→ Exercise objective: Output the data word for word, dropping every image.

→ Given information:

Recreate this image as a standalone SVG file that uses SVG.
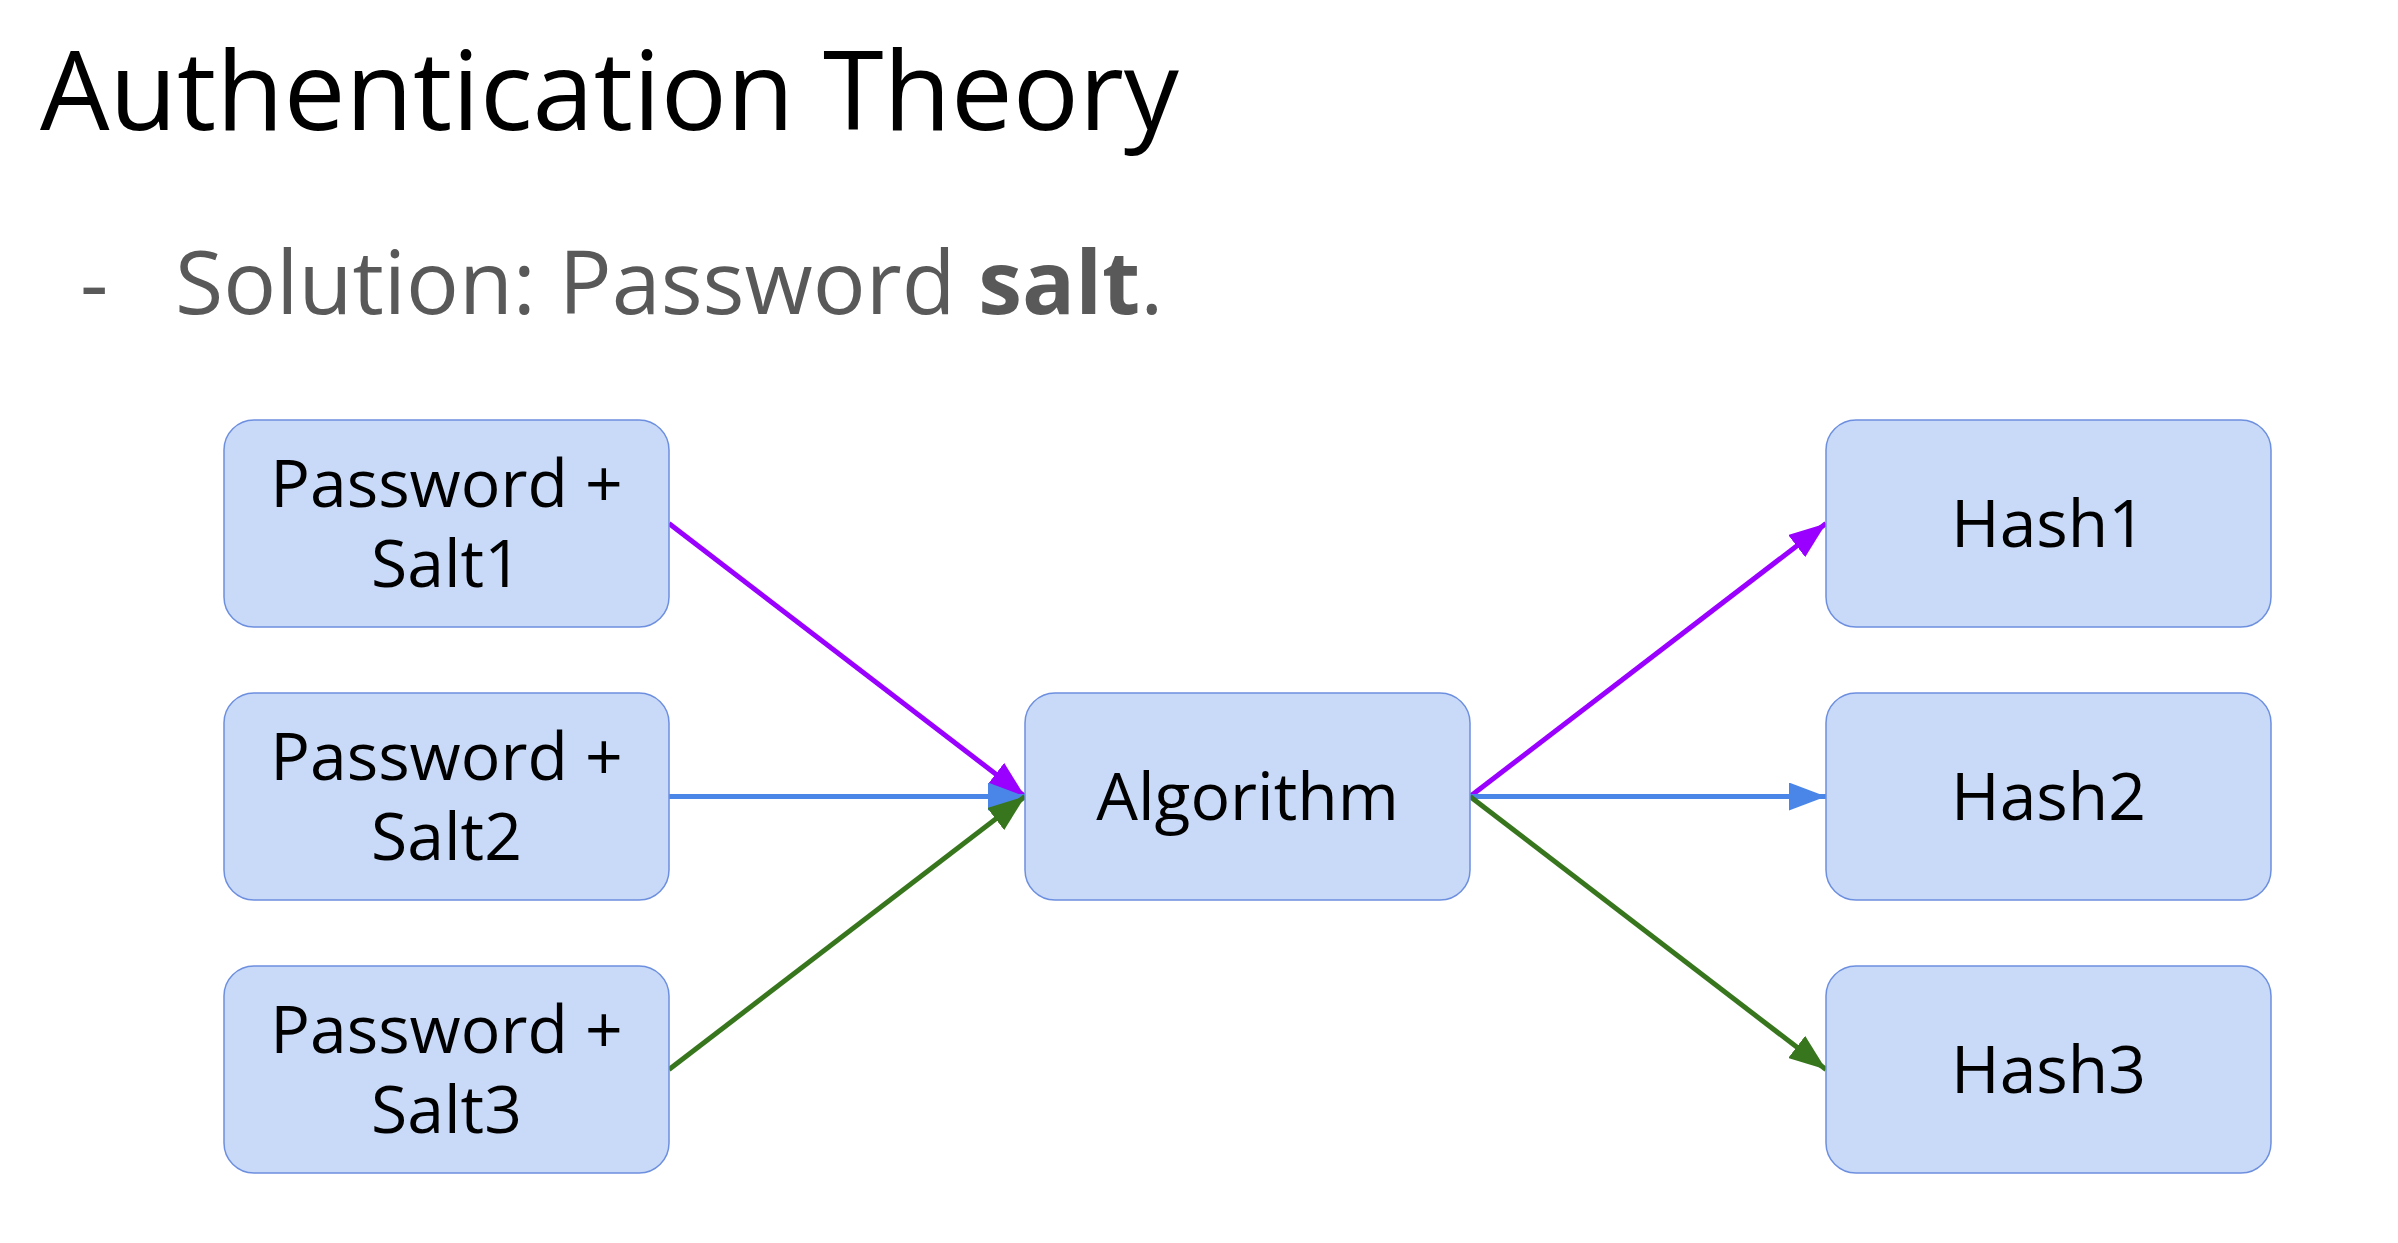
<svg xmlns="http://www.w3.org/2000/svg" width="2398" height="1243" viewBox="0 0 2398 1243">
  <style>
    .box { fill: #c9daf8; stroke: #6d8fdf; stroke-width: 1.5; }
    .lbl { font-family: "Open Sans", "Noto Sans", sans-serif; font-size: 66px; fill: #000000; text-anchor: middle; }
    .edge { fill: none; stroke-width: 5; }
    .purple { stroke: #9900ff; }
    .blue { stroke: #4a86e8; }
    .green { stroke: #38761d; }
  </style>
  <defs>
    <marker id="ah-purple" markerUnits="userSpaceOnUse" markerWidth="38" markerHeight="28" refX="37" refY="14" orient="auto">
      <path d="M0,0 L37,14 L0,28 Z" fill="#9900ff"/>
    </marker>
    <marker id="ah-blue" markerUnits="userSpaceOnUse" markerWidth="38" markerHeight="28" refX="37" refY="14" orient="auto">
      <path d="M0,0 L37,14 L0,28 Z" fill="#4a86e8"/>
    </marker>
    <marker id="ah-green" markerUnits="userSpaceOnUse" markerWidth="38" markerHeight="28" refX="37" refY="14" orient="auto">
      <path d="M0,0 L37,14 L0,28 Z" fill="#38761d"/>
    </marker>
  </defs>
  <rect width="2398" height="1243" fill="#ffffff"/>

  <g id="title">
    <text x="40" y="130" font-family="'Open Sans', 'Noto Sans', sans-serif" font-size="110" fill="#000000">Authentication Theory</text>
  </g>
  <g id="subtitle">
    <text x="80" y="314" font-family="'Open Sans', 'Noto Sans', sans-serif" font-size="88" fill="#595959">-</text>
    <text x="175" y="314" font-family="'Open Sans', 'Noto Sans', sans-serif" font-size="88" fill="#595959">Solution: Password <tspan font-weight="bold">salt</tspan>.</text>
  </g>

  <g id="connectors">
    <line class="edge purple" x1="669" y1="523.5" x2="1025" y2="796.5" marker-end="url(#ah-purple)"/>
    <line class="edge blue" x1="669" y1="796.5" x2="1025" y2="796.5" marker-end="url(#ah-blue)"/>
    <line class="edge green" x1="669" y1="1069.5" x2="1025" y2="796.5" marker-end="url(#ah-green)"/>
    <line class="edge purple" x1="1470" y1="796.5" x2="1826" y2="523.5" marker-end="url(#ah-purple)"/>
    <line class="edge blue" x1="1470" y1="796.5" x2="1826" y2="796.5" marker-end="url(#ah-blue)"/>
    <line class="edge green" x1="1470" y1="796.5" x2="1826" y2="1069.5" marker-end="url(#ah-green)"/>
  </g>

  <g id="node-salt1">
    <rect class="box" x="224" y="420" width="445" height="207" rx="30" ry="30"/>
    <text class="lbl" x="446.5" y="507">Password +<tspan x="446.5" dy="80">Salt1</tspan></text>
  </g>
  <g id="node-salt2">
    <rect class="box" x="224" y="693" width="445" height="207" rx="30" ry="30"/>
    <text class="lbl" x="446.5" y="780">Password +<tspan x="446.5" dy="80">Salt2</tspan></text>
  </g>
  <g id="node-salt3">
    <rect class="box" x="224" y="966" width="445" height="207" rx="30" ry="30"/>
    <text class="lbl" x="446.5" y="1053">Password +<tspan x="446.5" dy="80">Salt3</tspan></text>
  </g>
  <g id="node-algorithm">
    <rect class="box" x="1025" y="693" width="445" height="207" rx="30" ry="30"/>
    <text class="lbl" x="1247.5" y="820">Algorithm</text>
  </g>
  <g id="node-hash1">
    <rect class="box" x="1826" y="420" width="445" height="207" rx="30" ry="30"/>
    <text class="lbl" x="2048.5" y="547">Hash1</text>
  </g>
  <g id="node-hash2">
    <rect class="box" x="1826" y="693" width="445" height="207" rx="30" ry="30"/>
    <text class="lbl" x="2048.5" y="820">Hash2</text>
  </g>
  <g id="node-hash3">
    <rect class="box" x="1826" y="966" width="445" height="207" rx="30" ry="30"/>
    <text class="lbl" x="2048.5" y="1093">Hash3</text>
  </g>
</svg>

→ Answer:
Recreate this image as a standalone SVG file that uses SVG.
<svg xmlns="http://www.w3.org/2000/svg" width="2398" height="1243" viewBox="0 0 2398 1243">
  <style>
    .box { fill: #c9daf8; stroke: #6d8fdf; stroke-width: 1.5; }
    .lbl { font-family: "Open Sans", "Noto Sans", sans-serif; font-size: 66px; fill: #000000; text-anchor: middle; }
    .edge { fill: none; stroke-width: 5; }
    .purple { stroke: #9900ff; }
    .blue { stroke: #4a86e8; }
    .green { stroke: #38761d; }
  </style>
  <defs>
    <marker id="ah-purple" markerUnits="userSpaceOnUse" markerWidth="38" markerHeight="28" refX="37" refY="14" orient="auto">
      <path d="M0,0 L37,14 L0,28 Z" fill="#9900ff"/>
    </marker>
    <marker id="ah-blue" markerUnits="userSpaceOnUse" markerWidth="38" markerHeight="28" refX="37" refY="14" orient="auto">
      <path d="M0,0 L37,14 L0,28 Z" fill="#4a86e8"/>
    </marker>
    <marker id="ah-green" markerUnits="userSpaceOnUse" markerWidth="38" markerHeight="28" refX="37" refY="14" orient="auto">
      <path d="M0,0 L37,14 L0,28 Z" fill="#38761d"/>
    </marker>
  </defs>
  <rect width="2398" height="1243" fill="#ffffff"/>

  <g id="title">
    <text x="40" y="130" font-family="'Open Sans', 'Noto Sans', sans-serif" font-size="110" fill="#000000">Authentication Theory</text>
  </g>
  <g id="subtitle">
    <text x="80" y="314" font-family="'Open Sans', 'Noto Sans', sans-serif" font-size="88" fill="#595959">-</text>
    <text x="175" y="314" font-family="'Open Sans', 'Noto Sans', sans-serif" font-size="88" fill="#595959">Solution: Password <tspan font-weight="bold">salt</tspan>.</text>
  </g>

  <g id="connectors">
    <line class="edge purple" x1="669" y1="523.5" x2="1025" y2="796.5" marker-end="url(#ah-purple)"/>
    <line class="edge blue" x1="669" y1="796.5" x2="1025" y2="796.5" marker-end="url(#ah-blue)"/>
    <line class="edge green" x1="669" y1="1069.5" x2="1025" y2="796.5" marker-end="url(#ah-green)"/>
    <line class="edge purple" x1="1470" y1="796.5" x2="1826" y2="523.5" marker-end="url(#ah-purple)"/>
    <line class="edge blue" x1="1470" y1="796.5" x2="1826" y2="796.5" marker-end="url(#ah-blue)"/>
    <line class="edge green" x1="1470" y1="796.5" x2="1826" y2="1069.5" marker-end="url(#ah-green)"/>
  </g>

  <g id="node-salt1">
    <rect class="box" x="224" y="420" width="445" height="207" rx="30" ry="30"/>
    <text class="lbl" x="446.5" y="507">Password +<tspan x="446.5" dy="80">Salt1</tspan></text>
  </g>
  <g id="node-salt2">
    <rect class="box" x="224" y="693" width="445" height="207" rx="30" ry="30"/>
    <text class="lbl" x="446.5" y="780">Password +<tspan x="446.5" dy="80">Salt2</tspan></text>
  </g>
  <g id="node-salt3">
    <rect class="box" x="224" y="966" width="445" height="207" rx="30" ry="30"/>
    <text class="lbl" x="446.5" y="1053">Password +<tspan x="446.5" dy="80">Salt3</tspan></text>
  </g>
  <g id="node-algorithm">
    <rect class="box" x="1025" y="693" width="445" height="207" rx="30" ry="30"/>
    <text class="lbl" x="1247.5" y="820">Algorithm</text>
  </g>
  <g id="node-hash1">
    <rect class="box" x="1826" y="420" width="445" height="207" rx="30" ry="30"/>
    <text class="lbl" x="2048.5" y="547">Hash1</text>
  </g>
  <g id="node-hash2">
    <rect class="box" x="1826" y="693" width="445" height="207" rx="30" ry="30"/>
    <text class="lbl" x="2048.5" y="820">Hash2</text>
  </g>
  <g id="node-hash3">
    <rect class="box" x="1826" y="966" width="445" height="207" rx="30" ry="30"/>
    <text class="lbl" x="2048.5" y="1093">Hash3</text>
  </g>
</svg>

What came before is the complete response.